The Waukesha Finance Committee made progress on the $2.7 million in cuts it needs to make in order to pass a budget in 2012 without raising taxes by agreeing to recommend that the council cut more than $1.2 million from the budget. The recommendation includes cutting one police officer position and reduces the amount of salt the city will have next winter.
The police officer position is currently vacant.
The Finance Committee also is recommending cutting the replacement of a police vehicle, making four squad cars that are being cut from this year's budget. Another budget adjustment of about $71,000 was made after the cost estimates for health care and dental premiums originally given to the city were reduced by the insurance provider.
The city still has to cut between $1.4 and $1.5 million, though, if there is to be a tax freeze and the Finance Committee is going to further review the budget at 6:30 p.m. Wednesday. The budget was originally supposed to be adopted Tuesday night, but it is now delayed until Nov. 22.
Monday’s meeting was crowded as some community members asked for leniency in certain areas that were before the Common Council, including police and the Business Improvement District that is funded by an additional tax district.
Furloughs, Unfunding Vacant Positions?
pushed Monday night for a combination of not replacing vacant positions and furloughs in an effort to avoid layoffs. The city unions and non-union employees essentially declined the Common Council’s request for wage and benefit concessions. Union employees are in a contract until 2012.
Interim City Administrator Steve Crandell noted that some of the unions declined because there was not enough time after being given two days to agree to concessions, some felt their current contracts were negotiated in good faith and others did not want to modify the contracts unless inequities between bargaining units were addressed. While some non-union employees were willing to make concessions, others were not.
The non-union employees, though, made it clear that they wanted to be treated equally in the city, Crandell said.
Scrima called for the layoffs of 17 employees in an e-mail to the Common Council on Thursday. Scrima said Monday night that new state legislation would give the city time to go again to the unions to request concessions on the contracts that already included wage and benefit concessions from the employees.
“If the discussion goes well in the next three months, we could retract some of the cost saving measures we put in place,” Scrima said Monday night.
There are two additional poilce positions that are currently vacant, along with four firefighter positions on the list of roughly 1-1/2 dozen vacant positions. Scrima advocated keeping those positions, along with a city planner position and the city administrator position.
“My priority would be public safety, city administrator and city planner,” Scrima said.
Could Children’s Librarian Position be Gone?
But also in the list of vacant positions is the children’s librarian, who oversees all children’s programming and employees. The children’s librarian is retiring.

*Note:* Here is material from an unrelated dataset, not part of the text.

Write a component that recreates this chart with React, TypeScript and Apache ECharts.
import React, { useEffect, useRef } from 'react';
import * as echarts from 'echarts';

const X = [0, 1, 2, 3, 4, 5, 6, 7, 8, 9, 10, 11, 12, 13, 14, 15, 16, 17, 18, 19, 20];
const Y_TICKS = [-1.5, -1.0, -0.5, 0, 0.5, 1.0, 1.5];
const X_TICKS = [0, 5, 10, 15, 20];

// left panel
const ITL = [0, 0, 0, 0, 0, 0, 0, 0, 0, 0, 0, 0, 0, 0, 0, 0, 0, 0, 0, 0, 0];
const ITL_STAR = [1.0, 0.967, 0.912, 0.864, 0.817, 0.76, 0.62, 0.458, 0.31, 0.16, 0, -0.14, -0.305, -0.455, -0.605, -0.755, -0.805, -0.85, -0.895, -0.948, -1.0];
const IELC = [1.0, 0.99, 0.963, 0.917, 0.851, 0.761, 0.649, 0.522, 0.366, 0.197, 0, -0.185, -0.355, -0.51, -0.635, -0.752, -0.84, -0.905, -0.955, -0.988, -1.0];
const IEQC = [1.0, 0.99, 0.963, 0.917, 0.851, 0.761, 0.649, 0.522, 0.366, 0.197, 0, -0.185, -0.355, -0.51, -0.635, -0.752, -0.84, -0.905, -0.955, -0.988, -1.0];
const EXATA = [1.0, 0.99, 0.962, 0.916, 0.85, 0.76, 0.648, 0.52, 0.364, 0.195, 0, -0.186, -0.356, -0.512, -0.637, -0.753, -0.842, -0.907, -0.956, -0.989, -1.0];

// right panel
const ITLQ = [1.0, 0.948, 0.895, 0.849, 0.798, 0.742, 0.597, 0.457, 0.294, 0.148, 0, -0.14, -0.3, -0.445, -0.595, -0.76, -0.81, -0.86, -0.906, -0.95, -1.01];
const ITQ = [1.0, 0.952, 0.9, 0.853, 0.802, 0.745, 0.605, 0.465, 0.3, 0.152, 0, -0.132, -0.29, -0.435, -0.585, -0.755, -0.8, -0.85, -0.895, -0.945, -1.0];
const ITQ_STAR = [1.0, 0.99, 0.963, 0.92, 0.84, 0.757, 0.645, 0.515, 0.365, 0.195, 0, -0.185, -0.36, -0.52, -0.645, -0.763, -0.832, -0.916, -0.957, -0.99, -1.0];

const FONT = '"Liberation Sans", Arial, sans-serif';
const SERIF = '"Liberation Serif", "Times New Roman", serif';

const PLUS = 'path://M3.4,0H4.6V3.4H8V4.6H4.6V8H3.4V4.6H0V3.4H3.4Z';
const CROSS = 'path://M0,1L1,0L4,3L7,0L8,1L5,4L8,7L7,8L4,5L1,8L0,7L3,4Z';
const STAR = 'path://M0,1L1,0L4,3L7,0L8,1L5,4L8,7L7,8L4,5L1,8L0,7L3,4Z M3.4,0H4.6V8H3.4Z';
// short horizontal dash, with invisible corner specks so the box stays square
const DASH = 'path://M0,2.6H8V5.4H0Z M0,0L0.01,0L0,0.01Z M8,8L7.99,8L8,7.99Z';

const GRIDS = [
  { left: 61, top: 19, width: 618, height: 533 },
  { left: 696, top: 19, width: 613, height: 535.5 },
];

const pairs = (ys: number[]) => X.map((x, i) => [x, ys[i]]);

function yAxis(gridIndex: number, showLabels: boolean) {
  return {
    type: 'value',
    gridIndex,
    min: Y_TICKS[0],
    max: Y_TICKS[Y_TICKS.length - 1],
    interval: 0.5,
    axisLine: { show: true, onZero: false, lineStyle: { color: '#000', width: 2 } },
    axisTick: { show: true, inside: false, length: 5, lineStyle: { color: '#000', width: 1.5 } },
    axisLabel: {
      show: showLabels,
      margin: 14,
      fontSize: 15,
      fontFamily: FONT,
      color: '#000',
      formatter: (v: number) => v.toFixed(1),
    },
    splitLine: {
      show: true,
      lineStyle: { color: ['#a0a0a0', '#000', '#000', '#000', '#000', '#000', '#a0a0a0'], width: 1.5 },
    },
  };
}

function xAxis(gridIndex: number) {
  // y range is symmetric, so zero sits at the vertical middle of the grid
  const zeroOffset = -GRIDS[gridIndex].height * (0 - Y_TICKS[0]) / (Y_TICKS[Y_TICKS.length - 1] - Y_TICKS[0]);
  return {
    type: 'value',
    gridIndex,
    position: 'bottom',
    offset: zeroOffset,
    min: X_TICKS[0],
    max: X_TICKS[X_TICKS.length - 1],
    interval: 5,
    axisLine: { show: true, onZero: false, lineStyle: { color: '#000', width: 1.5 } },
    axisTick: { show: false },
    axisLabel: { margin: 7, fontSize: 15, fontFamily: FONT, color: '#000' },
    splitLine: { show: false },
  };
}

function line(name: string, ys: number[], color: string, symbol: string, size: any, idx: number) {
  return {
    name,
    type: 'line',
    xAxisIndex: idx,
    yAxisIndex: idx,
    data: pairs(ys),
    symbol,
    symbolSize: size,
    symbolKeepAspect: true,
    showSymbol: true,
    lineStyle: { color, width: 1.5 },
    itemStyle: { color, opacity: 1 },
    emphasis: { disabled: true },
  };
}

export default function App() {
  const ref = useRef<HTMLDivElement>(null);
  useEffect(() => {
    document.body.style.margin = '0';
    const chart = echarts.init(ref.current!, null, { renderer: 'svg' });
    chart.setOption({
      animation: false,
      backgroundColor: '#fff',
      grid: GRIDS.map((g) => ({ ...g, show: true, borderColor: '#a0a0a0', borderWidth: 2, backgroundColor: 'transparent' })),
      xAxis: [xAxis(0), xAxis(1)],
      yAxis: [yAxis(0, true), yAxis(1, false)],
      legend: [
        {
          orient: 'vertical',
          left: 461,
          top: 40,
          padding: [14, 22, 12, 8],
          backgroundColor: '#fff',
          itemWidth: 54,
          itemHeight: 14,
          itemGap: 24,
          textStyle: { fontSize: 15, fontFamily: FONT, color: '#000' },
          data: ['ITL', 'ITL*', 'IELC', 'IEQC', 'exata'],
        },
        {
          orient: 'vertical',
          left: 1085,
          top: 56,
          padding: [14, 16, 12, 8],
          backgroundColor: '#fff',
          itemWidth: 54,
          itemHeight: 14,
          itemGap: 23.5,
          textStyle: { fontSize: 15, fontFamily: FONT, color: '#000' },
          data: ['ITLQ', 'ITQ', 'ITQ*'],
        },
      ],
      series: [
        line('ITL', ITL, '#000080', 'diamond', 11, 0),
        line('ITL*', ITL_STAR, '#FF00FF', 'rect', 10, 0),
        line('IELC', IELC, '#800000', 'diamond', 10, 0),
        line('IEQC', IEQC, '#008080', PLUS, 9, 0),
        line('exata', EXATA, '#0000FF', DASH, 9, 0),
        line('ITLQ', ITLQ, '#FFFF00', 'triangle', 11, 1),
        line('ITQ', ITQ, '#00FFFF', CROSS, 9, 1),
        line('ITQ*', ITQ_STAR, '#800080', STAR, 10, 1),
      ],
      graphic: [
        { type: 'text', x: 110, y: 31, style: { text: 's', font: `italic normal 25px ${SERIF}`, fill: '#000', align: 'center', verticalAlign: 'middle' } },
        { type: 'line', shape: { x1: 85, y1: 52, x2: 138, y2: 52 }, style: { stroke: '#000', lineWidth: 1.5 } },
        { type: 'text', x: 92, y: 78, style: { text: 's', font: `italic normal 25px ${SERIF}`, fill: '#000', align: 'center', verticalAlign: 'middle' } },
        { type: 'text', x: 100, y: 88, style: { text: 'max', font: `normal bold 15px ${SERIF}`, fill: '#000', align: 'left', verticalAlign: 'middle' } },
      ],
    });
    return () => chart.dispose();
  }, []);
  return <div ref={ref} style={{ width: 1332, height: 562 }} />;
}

The library has reduced its staff by 12 percent to 15 percent since 2006, according to Library Director Jane Ameel.
“I would hate to see that service eroded,” Ameel said.“… Children’s is such a big part of what we do and we need someone to lead that team.”
Not Without Fireworks
Scrima and Common Council President Paul Ybarra came to blows early in the meeting when Ybarra told the mayor that the time for generalities are over after Scrima did not answer specific questions about what positions he did not want to fill.
“There is a difference between a need and a want, and I think we would all agree that public safety is a need,” Scrima said.

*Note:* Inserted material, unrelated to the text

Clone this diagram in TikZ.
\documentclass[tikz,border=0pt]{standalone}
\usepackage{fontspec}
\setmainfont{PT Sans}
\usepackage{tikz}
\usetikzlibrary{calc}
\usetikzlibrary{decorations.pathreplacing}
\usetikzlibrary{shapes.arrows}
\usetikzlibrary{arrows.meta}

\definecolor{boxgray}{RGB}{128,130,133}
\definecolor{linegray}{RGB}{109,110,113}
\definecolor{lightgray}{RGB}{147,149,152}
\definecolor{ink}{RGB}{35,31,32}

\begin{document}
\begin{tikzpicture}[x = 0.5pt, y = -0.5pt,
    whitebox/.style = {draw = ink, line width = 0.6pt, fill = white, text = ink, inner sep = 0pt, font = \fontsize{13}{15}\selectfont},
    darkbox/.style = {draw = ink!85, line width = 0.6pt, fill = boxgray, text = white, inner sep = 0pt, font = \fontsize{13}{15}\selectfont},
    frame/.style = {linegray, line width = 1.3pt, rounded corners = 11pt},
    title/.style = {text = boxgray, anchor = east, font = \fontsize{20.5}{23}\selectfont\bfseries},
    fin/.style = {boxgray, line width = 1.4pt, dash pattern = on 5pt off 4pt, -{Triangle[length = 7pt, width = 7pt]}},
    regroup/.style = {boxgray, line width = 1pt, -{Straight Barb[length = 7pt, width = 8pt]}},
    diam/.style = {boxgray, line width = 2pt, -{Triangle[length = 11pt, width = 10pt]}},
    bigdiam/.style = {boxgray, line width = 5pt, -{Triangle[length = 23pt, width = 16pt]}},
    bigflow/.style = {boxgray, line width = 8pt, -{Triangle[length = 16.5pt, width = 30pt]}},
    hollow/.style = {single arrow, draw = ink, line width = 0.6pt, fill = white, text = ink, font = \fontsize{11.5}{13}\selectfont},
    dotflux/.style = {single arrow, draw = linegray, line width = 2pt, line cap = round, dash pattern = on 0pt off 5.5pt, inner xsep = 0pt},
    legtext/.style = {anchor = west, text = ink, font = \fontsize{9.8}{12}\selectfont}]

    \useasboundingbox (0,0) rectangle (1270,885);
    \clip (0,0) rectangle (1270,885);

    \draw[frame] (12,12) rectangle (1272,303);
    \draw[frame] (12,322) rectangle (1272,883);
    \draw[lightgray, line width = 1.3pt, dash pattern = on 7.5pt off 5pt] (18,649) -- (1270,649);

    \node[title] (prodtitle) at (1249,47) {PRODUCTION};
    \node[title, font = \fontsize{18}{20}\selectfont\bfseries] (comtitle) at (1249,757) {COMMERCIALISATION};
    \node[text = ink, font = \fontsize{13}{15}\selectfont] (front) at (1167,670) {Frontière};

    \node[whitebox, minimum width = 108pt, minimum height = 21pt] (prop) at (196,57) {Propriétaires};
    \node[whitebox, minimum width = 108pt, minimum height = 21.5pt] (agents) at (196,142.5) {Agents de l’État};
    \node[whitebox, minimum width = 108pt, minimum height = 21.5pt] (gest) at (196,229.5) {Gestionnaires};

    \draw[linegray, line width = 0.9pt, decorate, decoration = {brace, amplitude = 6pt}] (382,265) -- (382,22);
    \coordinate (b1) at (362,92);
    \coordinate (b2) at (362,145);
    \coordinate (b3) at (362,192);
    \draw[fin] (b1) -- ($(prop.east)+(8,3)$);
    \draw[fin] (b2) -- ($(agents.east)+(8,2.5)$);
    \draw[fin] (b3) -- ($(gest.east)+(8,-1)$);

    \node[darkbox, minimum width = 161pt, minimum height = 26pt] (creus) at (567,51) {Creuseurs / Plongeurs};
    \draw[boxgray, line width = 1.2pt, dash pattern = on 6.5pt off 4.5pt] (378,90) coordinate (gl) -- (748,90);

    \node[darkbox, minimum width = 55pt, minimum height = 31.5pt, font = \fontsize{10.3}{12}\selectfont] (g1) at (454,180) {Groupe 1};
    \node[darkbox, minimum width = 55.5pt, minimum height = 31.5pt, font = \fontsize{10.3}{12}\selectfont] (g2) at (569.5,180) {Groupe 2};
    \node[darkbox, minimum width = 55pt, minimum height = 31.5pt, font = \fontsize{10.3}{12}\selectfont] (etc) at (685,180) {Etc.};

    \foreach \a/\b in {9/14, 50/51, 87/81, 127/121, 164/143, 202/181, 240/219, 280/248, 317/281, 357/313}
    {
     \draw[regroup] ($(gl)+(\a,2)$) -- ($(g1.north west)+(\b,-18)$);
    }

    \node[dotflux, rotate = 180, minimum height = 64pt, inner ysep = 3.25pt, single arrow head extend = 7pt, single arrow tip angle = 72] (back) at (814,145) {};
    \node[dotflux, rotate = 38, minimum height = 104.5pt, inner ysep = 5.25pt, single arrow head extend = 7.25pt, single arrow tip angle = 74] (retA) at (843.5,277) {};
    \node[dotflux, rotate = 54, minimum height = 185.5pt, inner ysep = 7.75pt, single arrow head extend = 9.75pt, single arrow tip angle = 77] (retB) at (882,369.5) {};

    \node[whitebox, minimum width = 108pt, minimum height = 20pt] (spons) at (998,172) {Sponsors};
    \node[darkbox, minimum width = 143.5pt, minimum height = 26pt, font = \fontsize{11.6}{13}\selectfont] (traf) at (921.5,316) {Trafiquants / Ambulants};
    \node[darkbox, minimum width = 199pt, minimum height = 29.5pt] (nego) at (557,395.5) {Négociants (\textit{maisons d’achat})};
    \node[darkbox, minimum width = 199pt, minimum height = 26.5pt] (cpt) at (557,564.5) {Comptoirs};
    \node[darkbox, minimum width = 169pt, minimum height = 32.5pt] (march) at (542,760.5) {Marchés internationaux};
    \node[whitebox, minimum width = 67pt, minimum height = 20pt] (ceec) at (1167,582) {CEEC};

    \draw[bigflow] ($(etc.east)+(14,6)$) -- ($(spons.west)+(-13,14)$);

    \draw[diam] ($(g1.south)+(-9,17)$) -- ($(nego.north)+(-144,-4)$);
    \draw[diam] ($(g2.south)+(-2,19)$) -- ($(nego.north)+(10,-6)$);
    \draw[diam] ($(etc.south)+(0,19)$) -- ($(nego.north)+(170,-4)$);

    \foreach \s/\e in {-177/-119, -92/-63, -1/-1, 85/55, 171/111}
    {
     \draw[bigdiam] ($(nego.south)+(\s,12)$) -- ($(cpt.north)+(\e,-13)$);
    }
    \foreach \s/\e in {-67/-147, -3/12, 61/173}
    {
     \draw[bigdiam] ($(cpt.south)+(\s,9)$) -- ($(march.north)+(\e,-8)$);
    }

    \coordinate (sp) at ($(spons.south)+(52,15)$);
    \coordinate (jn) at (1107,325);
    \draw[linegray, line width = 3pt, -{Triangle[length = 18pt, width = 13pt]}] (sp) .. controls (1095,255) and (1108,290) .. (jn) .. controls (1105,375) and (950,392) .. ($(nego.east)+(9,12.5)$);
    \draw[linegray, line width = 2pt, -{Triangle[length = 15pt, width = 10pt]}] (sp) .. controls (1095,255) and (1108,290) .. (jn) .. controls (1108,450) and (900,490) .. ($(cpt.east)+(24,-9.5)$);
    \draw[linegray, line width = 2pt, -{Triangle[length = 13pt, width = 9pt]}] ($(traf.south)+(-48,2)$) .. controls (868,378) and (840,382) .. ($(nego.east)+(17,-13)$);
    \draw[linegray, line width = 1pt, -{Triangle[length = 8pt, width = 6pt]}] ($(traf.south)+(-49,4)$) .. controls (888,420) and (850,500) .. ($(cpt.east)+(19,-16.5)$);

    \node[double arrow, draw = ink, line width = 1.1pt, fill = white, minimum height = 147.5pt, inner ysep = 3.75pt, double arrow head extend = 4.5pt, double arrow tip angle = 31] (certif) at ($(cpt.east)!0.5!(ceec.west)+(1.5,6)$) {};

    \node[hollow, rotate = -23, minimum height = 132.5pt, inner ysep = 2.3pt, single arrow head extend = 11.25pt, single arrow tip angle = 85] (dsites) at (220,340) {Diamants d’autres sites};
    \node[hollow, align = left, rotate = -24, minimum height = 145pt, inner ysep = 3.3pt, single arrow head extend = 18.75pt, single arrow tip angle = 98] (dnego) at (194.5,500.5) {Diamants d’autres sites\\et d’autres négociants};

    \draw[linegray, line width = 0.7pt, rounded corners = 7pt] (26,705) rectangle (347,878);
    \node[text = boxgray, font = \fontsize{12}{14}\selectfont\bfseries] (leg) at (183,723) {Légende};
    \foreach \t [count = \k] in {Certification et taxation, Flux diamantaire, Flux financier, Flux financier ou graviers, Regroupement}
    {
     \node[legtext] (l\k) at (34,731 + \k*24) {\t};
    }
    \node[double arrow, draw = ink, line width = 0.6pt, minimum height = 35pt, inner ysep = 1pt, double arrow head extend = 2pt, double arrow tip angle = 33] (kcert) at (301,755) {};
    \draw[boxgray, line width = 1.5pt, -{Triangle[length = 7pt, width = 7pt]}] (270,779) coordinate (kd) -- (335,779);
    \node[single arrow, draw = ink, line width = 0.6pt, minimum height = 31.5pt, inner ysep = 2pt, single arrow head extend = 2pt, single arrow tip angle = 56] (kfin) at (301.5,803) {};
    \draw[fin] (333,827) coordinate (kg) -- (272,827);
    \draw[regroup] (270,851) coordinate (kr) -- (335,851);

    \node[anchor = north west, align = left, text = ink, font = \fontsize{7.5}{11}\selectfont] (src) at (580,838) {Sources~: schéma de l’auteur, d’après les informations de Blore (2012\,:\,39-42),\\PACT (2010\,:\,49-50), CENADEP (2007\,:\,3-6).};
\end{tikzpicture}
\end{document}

That’s when Ybarra had enough and asked the mayor to give the Finance Committee his recommendations as the city is running out of time to pass its budget. He eventually did outline his priorities.
“I am just going to remind everyone, the time for sweeping generalities is over,” Ybarra said. “We don’t have the time. If we miss our date, that means every taxpayer in the city will not be able to pay taxes this year and will not be able to claim the tax credit that comes along with it. “
Scrima fired back, asking Ybarra if he wanted to raise taxes in the current economic times.

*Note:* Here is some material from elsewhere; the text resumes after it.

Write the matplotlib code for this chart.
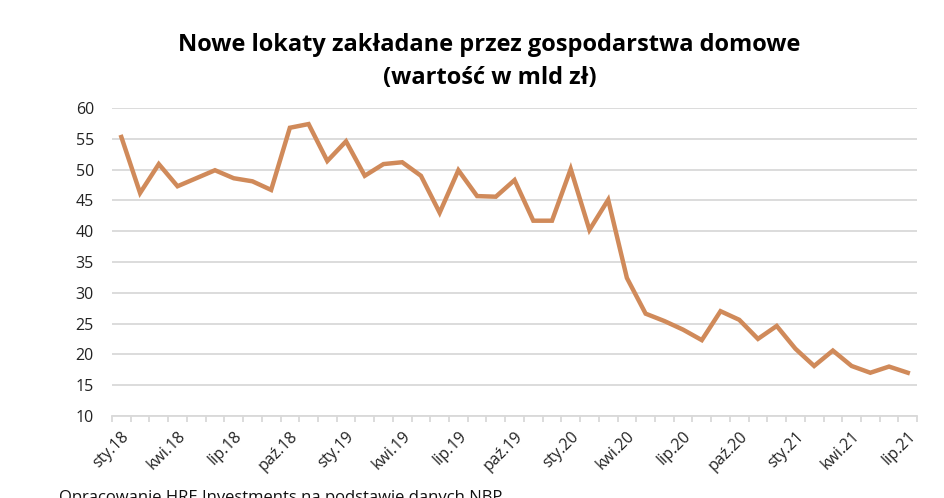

“So mayor, I am confused on that because I don’t understand when you wanted to put $136 on everyone’s tax bill (as a garbage fee) yet call it a zero percent,” Ybarra said. “A fee is a fee, you pay more money. I don’t understand how in the last 20 days somehow it’s a reversal that it is OK to make people to pay $136 (more) but it is not OK to ask them ’Hey, if you want the same services, it might cost you $50 more.’ I am confused with your position.”
“Yes or no,” Scrima asked.
“We will see,” Ybarra said. But Ybarra did not stop there.
“At the end of the day, it is a tax,” Ybarra said about the garbage fee that Scrima advocated and that the Finance Committee rejected.
“You continue to attack the past to create a distraction,” Scrima said. “… We are not going backward here. We are not creating a trash fee.”
Finance Committee Joe Pieper echoed what Ybarra said as he also asked the mayor to provide his official budget recommendation as the Finance Committee is forming its budget recommendation.
“You are putting forth a recommendation for us to consider,” Pieper said. “We need specifics from you.”